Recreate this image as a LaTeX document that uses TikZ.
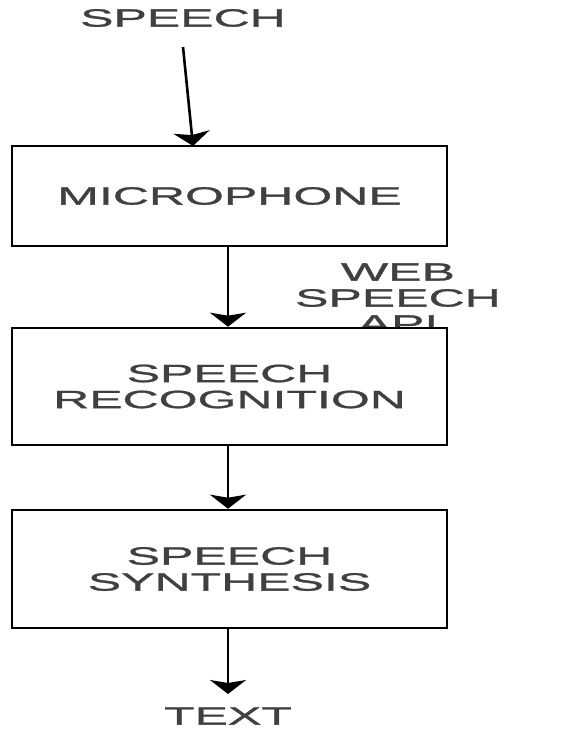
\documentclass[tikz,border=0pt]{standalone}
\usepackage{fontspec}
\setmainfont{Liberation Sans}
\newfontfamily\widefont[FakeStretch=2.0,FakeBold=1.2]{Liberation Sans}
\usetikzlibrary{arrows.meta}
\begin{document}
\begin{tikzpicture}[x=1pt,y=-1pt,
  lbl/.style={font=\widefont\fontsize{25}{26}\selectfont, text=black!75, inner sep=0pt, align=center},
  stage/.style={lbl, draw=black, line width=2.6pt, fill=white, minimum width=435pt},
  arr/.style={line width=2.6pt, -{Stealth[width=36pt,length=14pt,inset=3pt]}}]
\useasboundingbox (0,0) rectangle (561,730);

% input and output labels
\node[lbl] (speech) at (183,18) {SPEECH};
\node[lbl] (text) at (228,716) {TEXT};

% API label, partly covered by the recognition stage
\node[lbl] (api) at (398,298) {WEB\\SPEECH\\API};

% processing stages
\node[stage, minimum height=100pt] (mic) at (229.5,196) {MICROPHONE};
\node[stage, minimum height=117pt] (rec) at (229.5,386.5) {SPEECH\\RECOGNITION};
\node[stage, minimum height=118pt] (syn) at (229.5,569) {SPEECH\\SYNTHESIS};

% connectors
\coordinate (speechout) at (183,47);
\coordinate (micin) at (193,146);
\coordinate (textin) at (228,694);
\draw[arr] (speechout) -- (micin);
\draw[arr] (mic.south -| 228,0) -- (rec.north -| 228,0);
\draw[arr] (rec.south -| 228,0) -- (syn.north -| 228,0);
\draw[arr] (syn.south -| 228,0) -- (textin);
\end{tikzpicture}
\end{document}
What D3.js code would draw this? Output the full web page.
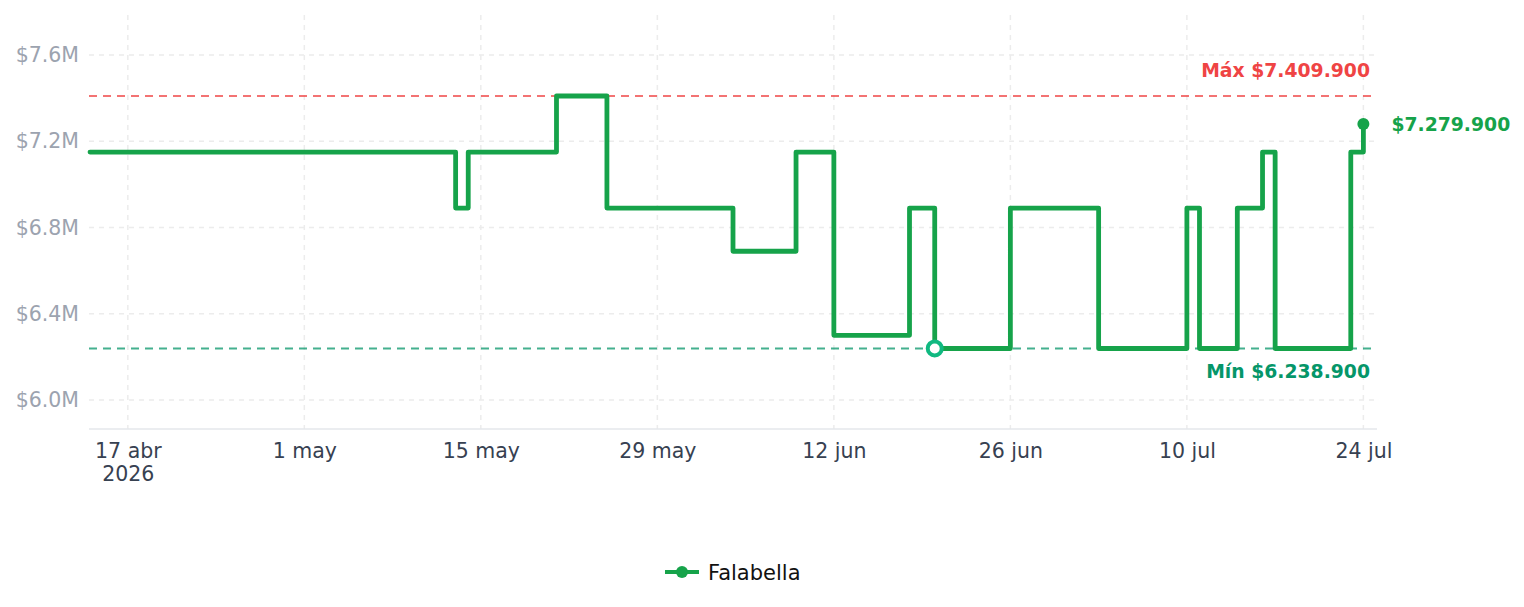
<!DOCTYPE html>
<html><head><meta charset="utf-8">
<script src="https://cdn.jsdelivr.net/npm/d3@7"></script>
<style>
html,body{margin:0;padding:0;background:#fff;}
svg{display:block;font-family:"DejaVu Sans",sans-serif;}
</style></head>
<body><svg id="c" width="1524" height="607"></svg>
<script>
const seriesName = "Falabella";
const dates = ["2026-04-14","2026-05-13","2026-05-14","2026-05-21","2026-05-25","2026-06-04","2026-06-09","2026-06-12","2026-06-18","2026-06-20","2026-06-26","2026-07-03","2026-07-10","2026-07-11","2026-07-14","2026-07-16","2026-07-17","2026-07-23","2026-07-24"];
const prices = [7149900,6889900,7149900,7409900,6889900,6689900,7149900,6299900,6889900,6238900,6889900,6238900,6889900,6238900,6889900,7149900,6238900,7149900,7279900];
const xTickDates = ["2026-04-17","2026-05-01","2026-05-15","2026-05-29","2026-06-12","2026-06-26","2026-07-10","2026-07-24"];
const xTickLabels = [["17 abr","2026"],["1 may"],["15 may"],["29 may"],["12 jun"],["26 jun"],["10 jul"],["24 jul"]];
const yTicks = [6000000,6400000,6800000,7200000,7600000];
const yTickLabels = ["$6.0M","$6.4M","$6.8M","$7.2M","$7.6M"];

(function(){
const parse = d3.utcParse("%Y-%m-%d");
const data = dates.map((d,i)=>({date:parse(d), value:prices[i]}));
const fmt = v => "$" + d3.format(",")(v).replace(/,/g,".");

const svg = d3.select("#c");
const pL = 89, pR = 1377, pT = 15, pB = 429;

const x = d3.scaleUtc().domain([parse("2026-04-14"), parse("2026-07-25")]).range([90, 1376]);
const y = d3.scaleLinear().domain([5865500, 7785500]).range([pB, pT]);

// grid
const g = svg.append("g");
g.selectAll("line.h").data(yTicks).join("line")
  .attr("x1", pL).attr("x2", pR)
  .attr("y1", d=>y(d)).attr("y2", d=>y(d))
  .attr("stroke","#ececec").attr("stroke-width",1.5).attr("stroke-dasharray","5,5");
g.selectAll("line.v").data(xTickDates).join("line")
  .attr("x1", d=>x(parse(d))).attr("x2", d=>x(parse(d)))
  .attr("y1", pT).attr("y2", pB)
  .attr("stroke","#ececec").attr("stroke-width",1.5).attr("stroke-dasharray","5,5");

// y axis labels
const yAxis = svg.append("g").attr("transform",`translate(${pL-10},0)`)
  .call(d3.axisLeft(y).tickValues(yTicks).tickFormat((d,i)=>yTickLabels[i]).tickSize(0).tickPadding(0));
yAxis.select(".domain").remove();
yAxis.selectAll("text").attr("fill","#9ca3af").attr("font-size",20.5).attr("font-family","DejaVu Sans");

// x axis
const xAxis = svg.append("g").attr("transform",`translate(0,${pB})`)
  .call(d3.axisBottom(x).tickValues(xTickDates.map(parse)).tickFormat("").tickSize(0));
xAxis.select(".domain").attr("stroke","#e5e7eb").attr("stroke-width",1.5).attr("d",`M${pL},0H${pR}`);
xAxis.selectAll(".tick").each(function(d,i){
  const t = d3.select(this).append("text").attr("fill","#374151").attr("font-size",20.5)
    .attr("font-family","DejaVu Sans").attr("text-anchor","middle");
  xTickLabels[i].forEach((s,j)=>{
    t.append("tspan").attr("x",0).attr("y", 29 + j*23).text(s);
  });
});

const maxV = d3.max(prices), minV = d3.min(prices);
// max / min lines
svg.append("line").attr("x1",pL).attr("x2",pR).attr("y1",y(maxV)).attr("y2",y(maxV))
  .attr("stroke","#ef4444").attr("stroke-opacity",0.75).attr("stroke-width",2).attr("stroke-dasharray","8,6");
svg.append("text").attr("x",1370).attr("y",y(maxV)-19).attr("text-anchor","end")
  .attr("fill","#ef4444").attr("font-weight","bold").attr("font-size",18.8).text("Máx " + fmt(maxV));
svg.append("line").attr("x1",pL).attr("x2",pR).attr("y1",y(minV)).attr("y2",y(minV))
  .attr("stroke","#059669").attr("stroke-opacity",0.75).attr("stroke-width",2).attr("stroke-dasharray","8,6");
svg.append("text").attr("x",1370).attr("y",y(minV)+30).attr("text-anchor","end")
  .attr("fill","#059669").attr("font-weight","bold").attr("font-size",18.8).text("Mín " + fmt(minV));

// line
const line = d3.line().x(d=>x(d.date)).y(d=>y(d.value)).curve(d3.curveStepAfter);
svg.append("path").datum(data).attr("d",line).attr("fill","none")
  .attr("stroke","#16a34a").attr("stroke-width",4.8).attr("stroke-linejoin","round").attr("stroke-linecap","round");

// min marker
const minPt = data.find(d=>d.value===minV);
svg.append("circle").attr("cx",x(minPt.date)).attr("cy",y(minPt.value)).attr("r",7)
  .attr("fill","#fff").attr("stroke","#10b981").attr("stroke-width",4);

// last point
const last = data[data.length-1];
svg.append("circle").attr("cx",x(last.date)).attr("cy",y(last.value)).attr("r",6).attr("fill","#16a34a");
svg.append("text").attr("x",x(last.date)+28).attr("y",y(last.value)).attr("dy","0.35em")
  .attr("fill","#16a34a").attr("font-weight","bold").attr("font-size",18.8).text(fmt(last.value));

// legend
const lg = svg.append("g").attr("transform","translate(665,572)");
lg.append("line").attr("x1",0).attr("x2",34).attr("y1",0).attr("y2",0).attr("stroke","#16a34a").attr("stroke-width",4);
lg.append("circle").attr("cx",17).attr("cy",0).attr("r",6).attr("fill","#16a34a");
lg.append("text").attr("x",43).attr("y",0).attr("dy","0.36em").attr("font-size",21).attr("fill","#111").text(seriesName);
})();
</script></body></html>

# # #

= Task details =
Do not copy the pictures, but repeat every line exactly.

= Solution for this exercise =
Recreate this image as a LaTeX document that uses TikZ.
\documentclass[tikz,border=0pt]{standalone}
\usepackage{fontspec}
\setmainfont{Liberation Sans}
\newfontfamily\widefont[FakeStretch=2.0,FakeBold=1.2]{Liberation Sans}
\usetikzlibrary{arrows.meta}
\begin{document}
\begin{tikzpicture}[x=1pt,y=-1pt,
  lbl/.style={font=\widefont\fontsize{25}{26}\selectfont, text=black!75, inner sep=0pt, align=center},
  stage/.style={lbl, draw=black, line width=2.6pt, fill=white, minimum width=435pt},
  arr/.style={line width=2.6pt, -{Stealth[width=36pt,length=14pt,inset=3pt]}}]
\useasboundingbox (0,0) rectangle (561,730);

% input and output labels
\node[lbl] (speech) at (183,18) {SPEECH};
\node[lbl] (text) at (228,716) {TEXT};

% API label, partly covered by the recognition stage
\node[lbl] (api) at (398,298) {WEB\\SPEECH\\API};

% processing stages
\node[stage, minimum height=100pt] (mic) at (229.5,196) {MICROPHONE};
\node[stage, minimum height=117pt] (rec) at (229.5,386.5) {SPEECH\\RECOGNITION};
\node[stage, minimum height=118pt] (syn) at (229.5,569) {SPEECH\\SYNTHESIS};

% connectors
\coordinate (speechout) at (183,47);
\coordinate (micin) at (193,146);
\coordinate (textin) at (228,694);
\draw[arr] (speechout) -- (micin);
\draw[arr] (mic.south -| 228,0) -- (rec.north -| 228,0);
\draw[arr] (rec.south -| 228,0) -- (syn.north -| 228,0);
\draw[arr] (syn.south -| 228,0) -- (textin);
\end{tikzpicture}
\end{document}
What D3.js code would draw this? Output the full web page.
<!DOCTYPE html>
<html><head><meta charset="utf-8">
<script src="https://cdn.jsdelivr.net/npm/d3@7"></script>
<style>
html,body{margin:0;padding:0;background:#fff;}
svg{display:block;font-family:"DejaVu Sans",sans-serif;}
</style></head>
<body><svg id="c" width="1524" height="607"></svg>
<script>
const seriesName = "Falabella";
const dates = ["2026-04-14","2026-05-13","2026-05-14","2026-05-21","2026-05-25","2026-06-04","2026-06-09","2026-06-12","2026-06-18","2026-06-20","2026-06-26","2026-07-03","2026-07-10","2026-07-11","2026-07-14","2026-07-16","2026-07-17","2026-07-23","2026-07-24"];
const prices = [7149900,6889900,7149900,7409900,6889900,6689900,7149900,6299900,6889900,6238900,6889900,6238900,6889900,6238900,6889900,7149900,6238900,7149900,7279900];
const xTickDates = ["2026-04-17","2026-05-01","2026-05-15","2026-05-29","2026-06-12","2026-06-26","2026-07-10","2026-07-24"];
const xTickLabels = [["17 abr","2026"],["1 may"],["15 may"],["29 may"],["12 jun"],["26 jun"],["10 jul"],["24 jul"]];
const yTicks = [6000000,6400000,6800000,7200000,7600000];
const yTickLabels = ["$6.0M","$6.4M","$6.8M","$7.2M","$7.6M"];

(function(){
const parse = d3.utcParse("%Y-%m-%d");
const data = dates.map((d,i)=>({date:parse(d), value:prices[i]}));
const fmt = v => "$" + d3.format(",")(v).replace(/,/g,".");

const svg = d3.select("#c");
const pL = 89, pR = 1377, pT = 15, pB = 429;

const x = d3.scaleUtc().domain([parse("2026-04-14"), parse("2026-07-25")]).range([90, 1376]);
const y = d3.scaleLinear().domain([5865500, 7785500]).range([pB, pT]);

// grid
const g = svg.append("g");
g.selectAll("line.h").data(yTicks).join("line")
  .attr("x1", pL).attr("x2", pR)
  .attr("y1", d=>y(d)).attr("y2", d=>y(d))
  .attr("stroke","#ececec").attr("stroke-width",1.5).attr("stroke-dasharray","5,5");
g.selectAll("line.v").data(xTickDates).join("line")
  .attr("x1", d=>x(parse(d))).attr("x2", d=>x(parse(d)))
  .attr("y1", pT).attr("y2", pB)
  .attr("stroke","#ececec").attr("stroke-width",1.5).attr("stroke-dasharray","5,5");

// y axis labels
const yAxis = svg.append("g").attr("transform",`translate(${pL-10},0)`)
  .call(d3.axisLeft(y).tickValues(yTicks).tickFormat((d,i)=>yTickLabels[i]).tickSize(0).tickPadding(0));
yAxis.select(".domain").remove();
yAxis.selectAll("text").attr("fill","#9ca3af").attr("font-size",20.5).attr("font-family","DejaVu Sans");

// x axis
const xAxis = svg.append("g").attr("transform",`translate(0,${pB})`)
  .call(d3.axisBottom(x).tickValues(xTickDates.map(parse)).tickFormat("").tickSize(0));
xAxis.select(".domain").attr("stroke","#e5e7eb").attr("stroke-width",1.5).attr("d",`M${pL},0H${pR}`);
xAxis.selectAll(".tick").each(function(d,i){
  const t = d3.select(this).append("text").attr("fill","#374151").attr("font-size",20.5)
    .attr("font-family","DejaVu Sans").attr("text-anchor","middle");
  xTickLabels[i].forEach((s,j)=>{
    t.append("tspan").attr("x",0).attr("y", 29 + j*23).text(s);
  });
});

const maxV = d3.max(prices), minV = d3.min(prices);
// max / min lines
svg.append("line").attr("x1",pL).attr("x2",pR).attr("y1",y(maxV)).attr("y2",y(maxV))
  .attr("stroke","#ef4444").attr("stroke-opacity",0.75).attr("stroke-width",2).attr("stroke-dasharray","8,6");
svg.append("text").attr("x",1370).attr("y",y(maxV)-19).attr("text-anchor","end")
  .attr("fill","#ef4444").attr("font-weight","bold").attr("font-size",18.8).text("Máx " + fmt(maxV));
svg.append("line").attr("x1",pL).attr("x2",pR).attr("y1",y(minV)).attr("y2",y(minV))
  .attr("stroke","#059669").attr("stroke-opacity",0.75).attr("stroke-width",2).attr("stroke-dasharray","8,6");
svg.append("text").attr("x",1370).attr("y",y(minV)+30).attr("text-anchor","end")
  .attr("fill","#059669").attr("font-weight","bold").attr("font-size",18.8).text("Mín " + fmt(minV));

// line
const line = d3.line().x(d=>x(d.date)).y(d=>y(d.value)).curve(d3.curveStepAfter);
svg.append("path").datum(data).attr("d",line).attr("fill","none")
  .attr("stroke","#16a34a").attr("stroke-width",4.8).attr("stroke-linejoin","round").attr("stroke-linecap","round");

// min marker
const minPt = data.find(d=>d.value===minV);
svg.append("circle").attr("cx",x(minPt.date)).attr("cy",y(minPt.value)).attr("r",7)
  .attr("fill","#fff").attr("stroke","#10b981").attr("stroke-width",4);

// last point
const last = data[data.length-1];
svg.append("circle").attr("cx",x(last.date)).attr("cy",y(last.value)).attr("r",6).attr("fill","#16a34a");
svg.append("text").attr("x",x(last.date)+28).attr("y",y(last.value)).attr("dy","0.35em")
  .attr("fill","#16a34a").attr("font-weight","bold").attr("font-size",18.8).text(fmt(last.value));

// legend
const lg = svg.append("g").attr("transform","translate(665,572)");
lg.append("line").attr("x1",0).attr("x2",34).attr("y1",0).attr("y2",0).attr("stroke","#16a34a").attr("stroke-width",4);
lg.append("circle").attr("cx",17).attr("cy",0).attr("r",6).attr("fill","#16a34a");
lg.append("text").attr("x",43).attr("y",0).attr("dy","0.36em").attr("font-size",21).attr("fill","#111").text(seriesName);
})();
</script></body></html>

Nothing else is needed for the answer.